### RECORDS TO USE
##############################

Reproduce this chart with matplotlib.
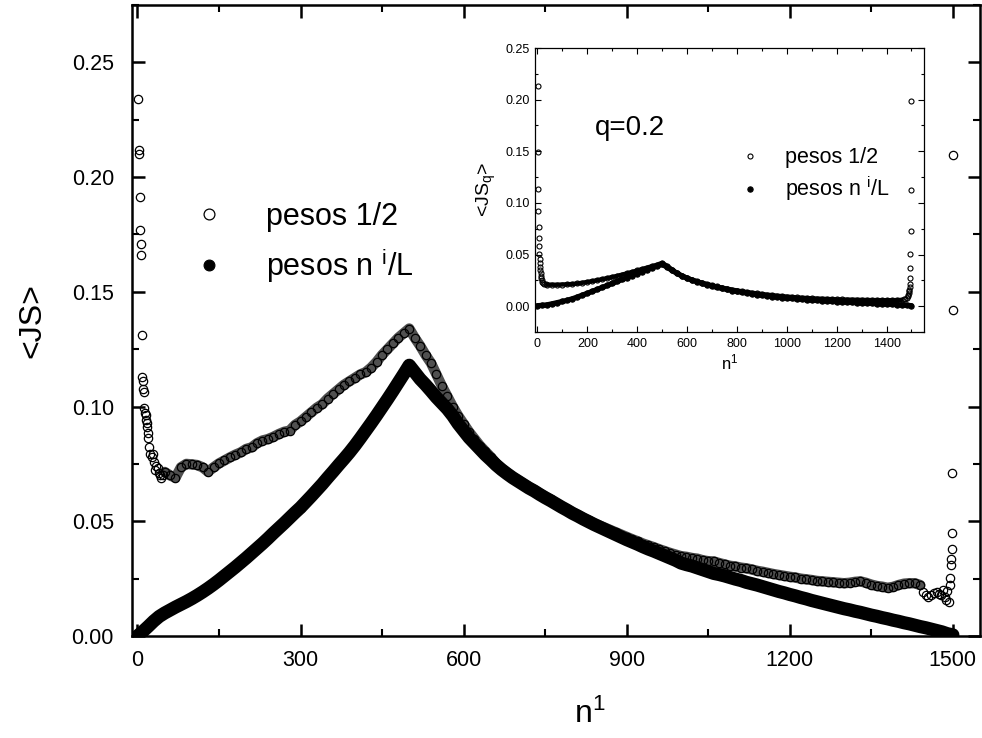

##############################

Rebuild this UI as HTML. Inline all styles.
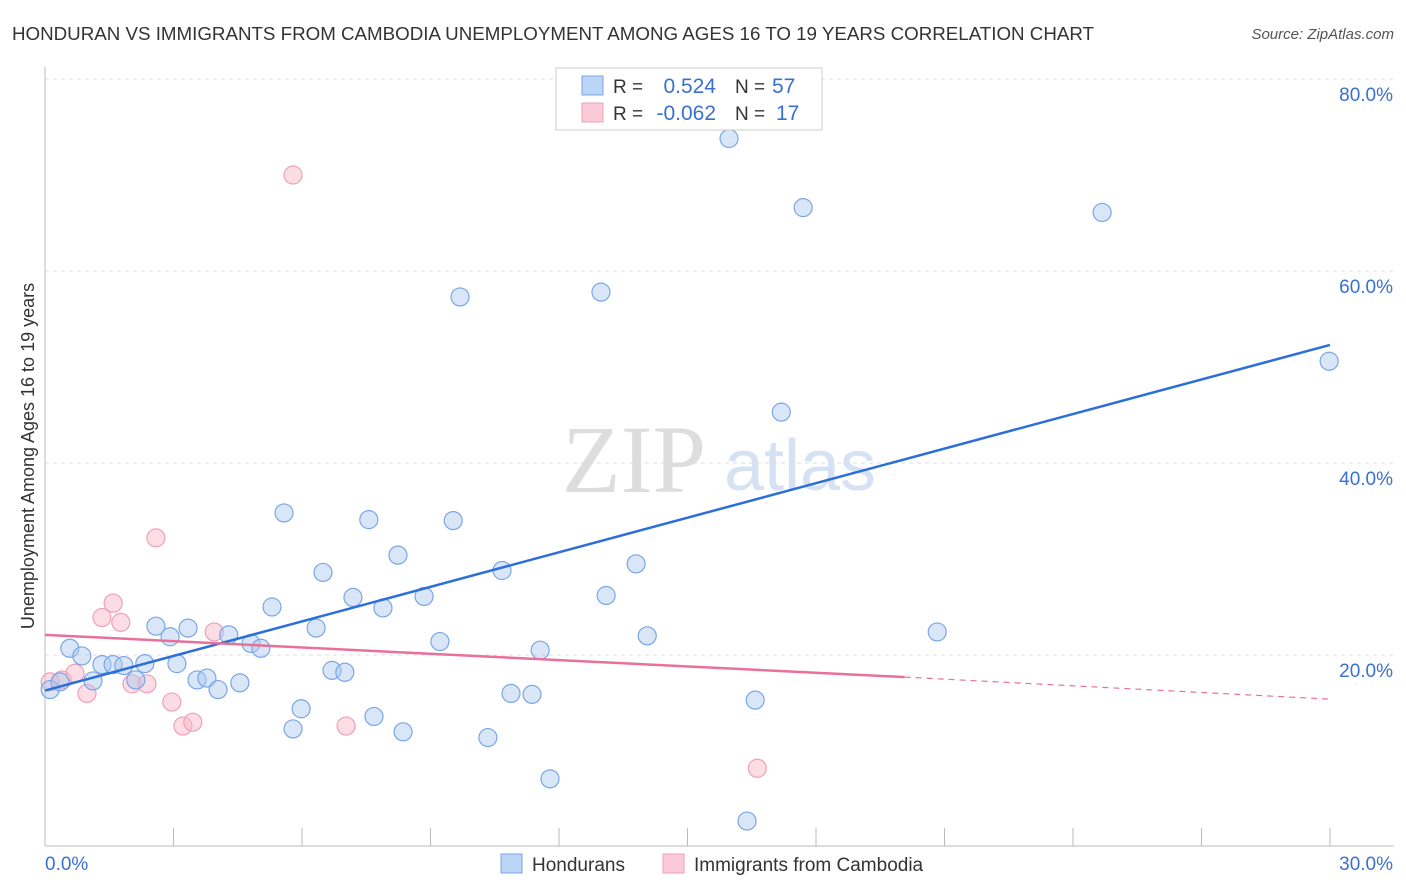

##############################

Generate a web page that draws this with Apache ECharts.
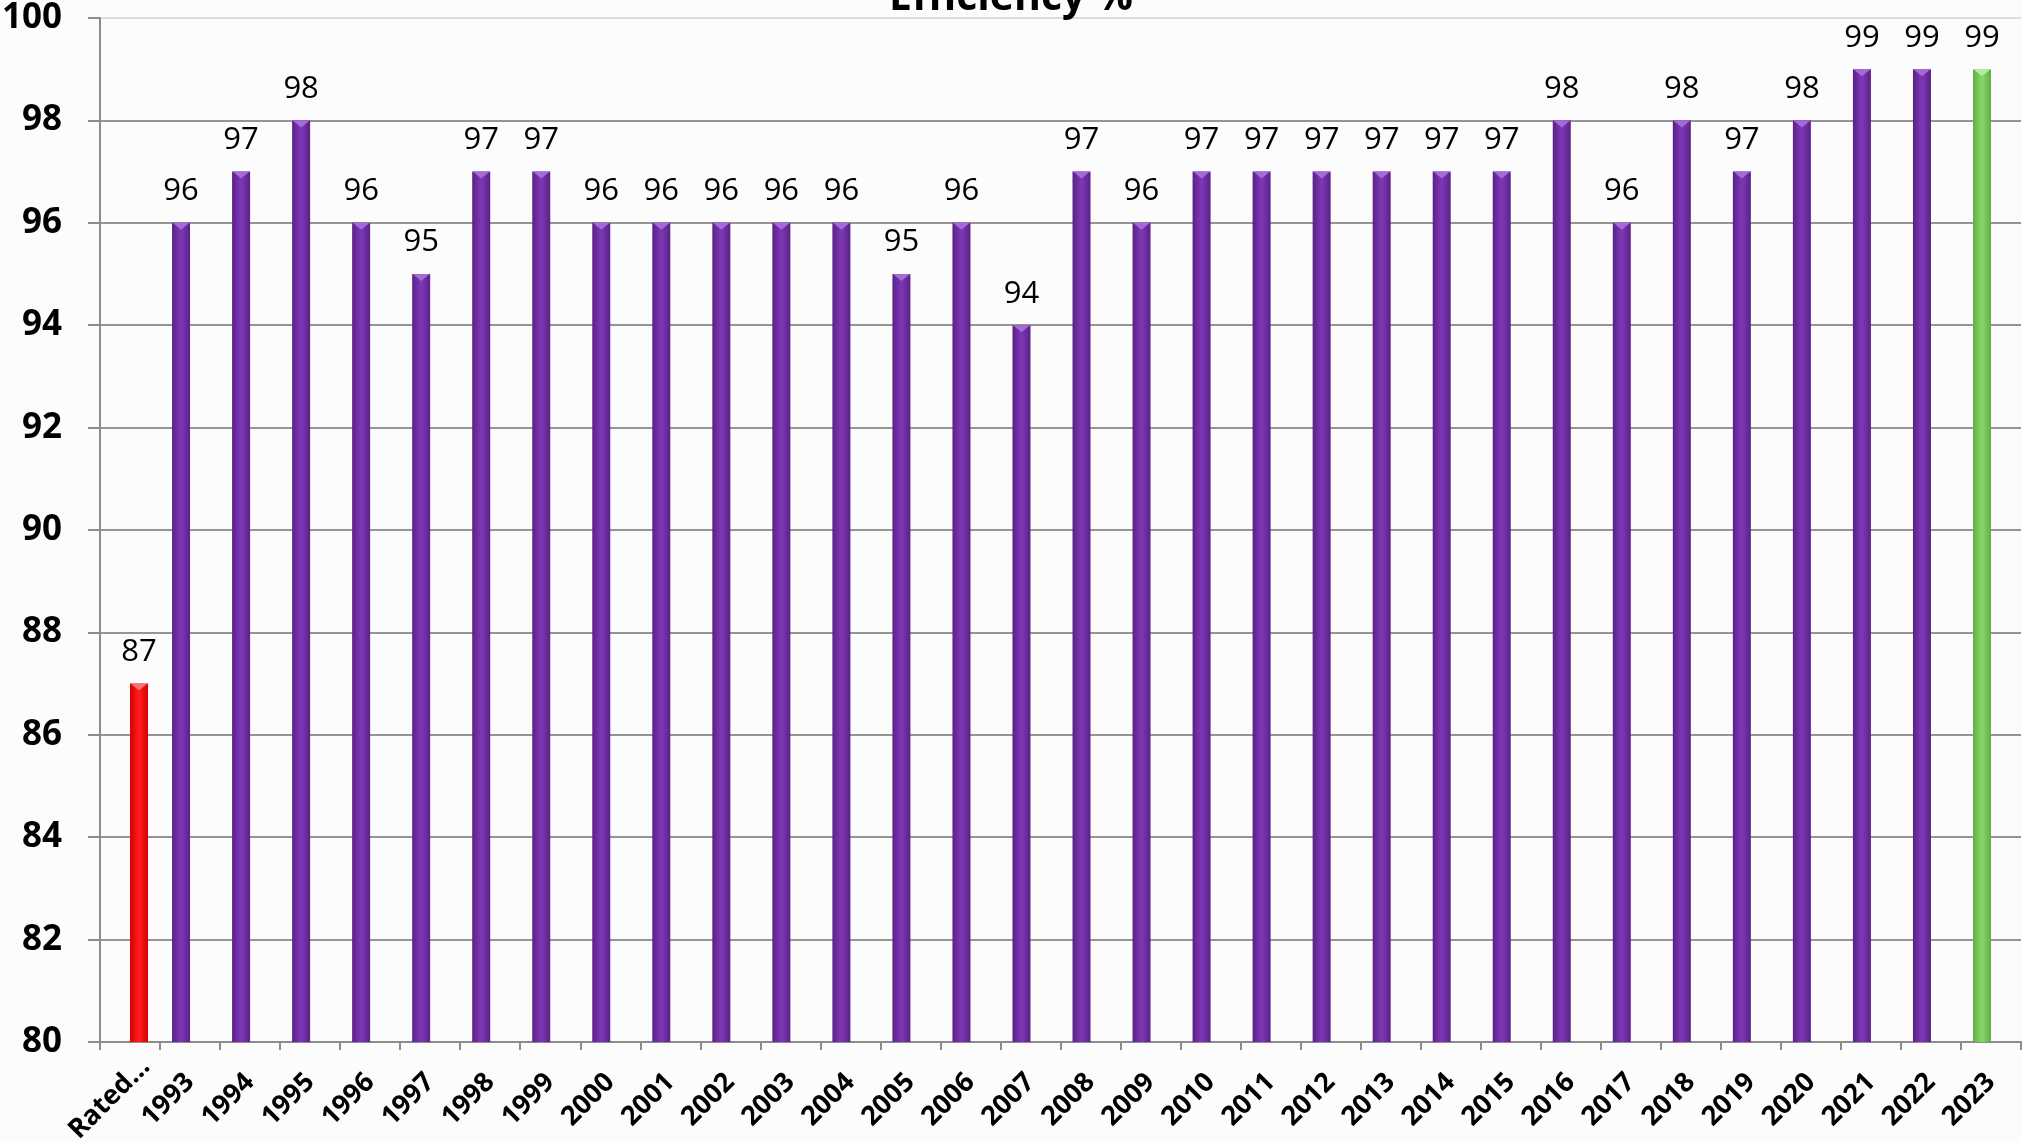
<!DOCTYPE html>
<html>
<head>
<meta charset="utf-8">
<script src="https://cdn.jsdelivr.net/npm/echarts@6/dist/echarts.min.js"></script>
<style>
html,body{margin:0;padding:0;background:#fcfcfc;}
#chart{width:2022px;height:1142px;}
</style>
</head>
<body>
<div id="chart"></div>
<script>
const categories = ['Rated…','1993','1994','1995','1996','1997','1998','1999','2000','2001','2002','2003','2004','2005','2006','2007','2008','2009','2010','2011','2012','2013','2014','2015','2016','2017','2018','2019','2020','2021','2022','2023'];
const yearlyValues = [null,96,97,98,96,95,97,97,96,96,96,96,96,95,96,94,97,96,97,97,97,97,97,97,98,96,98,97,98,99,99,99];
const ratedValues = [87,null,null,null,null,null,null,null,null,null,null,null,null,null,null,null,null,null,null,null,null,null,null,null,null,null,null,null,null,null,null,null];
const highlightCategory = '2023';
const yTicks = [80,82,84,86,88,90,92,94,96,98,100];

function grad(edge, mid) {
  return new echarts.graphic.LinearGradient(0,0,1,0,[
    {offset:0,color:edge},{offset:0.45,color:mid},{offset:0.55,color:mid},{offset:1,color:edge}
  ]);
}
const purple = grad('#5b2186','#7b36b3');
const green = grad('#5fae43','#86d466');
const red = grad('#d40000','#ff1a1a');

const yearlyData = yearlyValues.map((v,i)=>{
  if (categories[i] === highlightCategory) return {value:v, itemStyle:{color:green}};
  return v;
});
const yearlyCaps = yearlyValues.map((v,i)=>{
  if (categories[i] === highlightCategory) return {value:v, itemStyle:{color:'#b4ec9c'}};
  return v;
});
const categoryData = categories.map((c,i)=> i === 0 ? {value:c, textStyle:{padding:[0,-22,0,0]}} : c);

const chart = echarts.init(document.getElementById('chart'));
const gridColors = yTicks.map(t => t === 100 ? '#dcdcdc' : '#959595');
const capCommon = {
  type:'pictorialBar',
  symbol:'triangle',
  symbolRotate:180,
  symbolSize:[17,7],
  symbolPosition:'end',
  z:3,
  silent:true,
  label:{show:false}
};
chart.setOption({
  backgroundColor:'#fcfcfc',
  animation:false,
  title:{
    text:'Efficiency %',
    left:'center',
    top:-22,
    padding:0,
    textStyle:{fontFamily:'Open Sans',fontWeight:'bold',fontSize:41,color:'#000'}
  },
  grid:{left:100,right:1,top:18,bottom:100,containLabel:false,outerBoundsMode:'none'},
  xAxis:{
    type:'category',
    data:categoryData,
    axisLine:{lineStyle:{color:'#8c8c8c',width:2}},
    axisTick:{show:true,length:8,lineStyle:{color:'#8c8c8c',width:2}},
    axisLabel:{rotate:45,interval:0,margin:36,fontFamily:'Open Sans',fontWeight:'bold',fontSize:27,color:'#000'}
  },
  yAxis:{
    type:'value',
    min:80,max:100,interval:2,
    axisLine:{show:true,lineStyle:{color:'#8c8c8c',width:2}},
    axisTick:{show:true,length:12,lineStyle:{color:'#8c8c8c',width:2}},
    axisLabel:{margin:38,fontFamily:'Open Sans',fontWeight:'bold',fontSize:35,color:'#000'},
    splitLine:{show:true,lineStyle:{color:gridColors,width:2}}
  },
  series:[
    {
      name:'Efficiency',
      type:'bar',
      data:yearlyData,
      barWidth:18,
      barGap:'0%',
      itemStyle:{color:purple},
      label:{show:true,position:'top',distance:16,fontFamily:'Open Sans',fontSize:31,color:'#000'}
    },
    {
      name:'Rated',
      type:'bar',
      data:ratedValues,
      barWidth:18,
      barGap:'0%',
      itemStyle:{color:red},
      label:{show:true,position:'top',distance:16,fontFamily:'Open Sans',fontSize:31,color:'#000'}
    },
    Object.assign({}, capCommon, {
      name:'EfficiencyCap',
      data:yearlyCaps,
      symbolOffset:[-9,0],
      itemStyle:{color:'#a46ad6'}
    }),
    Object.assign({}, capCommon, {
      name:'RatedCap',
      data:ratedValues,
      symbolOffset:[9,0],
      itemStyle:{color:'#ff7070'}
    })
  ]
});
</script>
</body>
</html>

##############################

### WHAT TO DO
Among the entries above, take the lines from the one with "Generate a web" through the one with "const yTicks = [80,82,84,86,88,90,92,94,96,98,100];" and retype them exactly, leaving out the pictures.

### ANSWER TO THE PROBLEM
Generate a web page that draws this with Apache ECharts.
<!DOCTYPE html>
<html>
<head>
<meta charset="utf-8">
<script src="https://cdn.jsdelivr.net/npm/echarts@6/dist/echarts.min.js"></script>
<style>
html,body{margin:0;padding:0;background:#fcfcfc;}
#chart{width:2022px;height:1142px;}
</style>
</head>
<body>
<div id="chart"></div>
<script>
const categories = ['Rated…','1993','1994','1995','1996','1997','1998','1999','2000','2001','2002','2003','2004','2005','2006','2007','2008','2009','2010','2011','2012','2013','2014','2015','2016','2017','2018','2019','2020','2021','2022','2023'];
const yearlyValues = [null,96,97,98,96,95,97,97,96,96,96,96,96,95,96,94,97,96,97,97,97,97,97,97,98,96,98,97,98,99,99,99];
const ratedValues = [87,null,null,null,null,null,null,null,null,null,null,null,null,null,null,null,null,null,null,null,null,null,null,null,null,null,null,null,null,null,null,null];
const highlightCategory = '2023';
const yTicks = [80,82,84,86,88,90,92,94,96,98,100];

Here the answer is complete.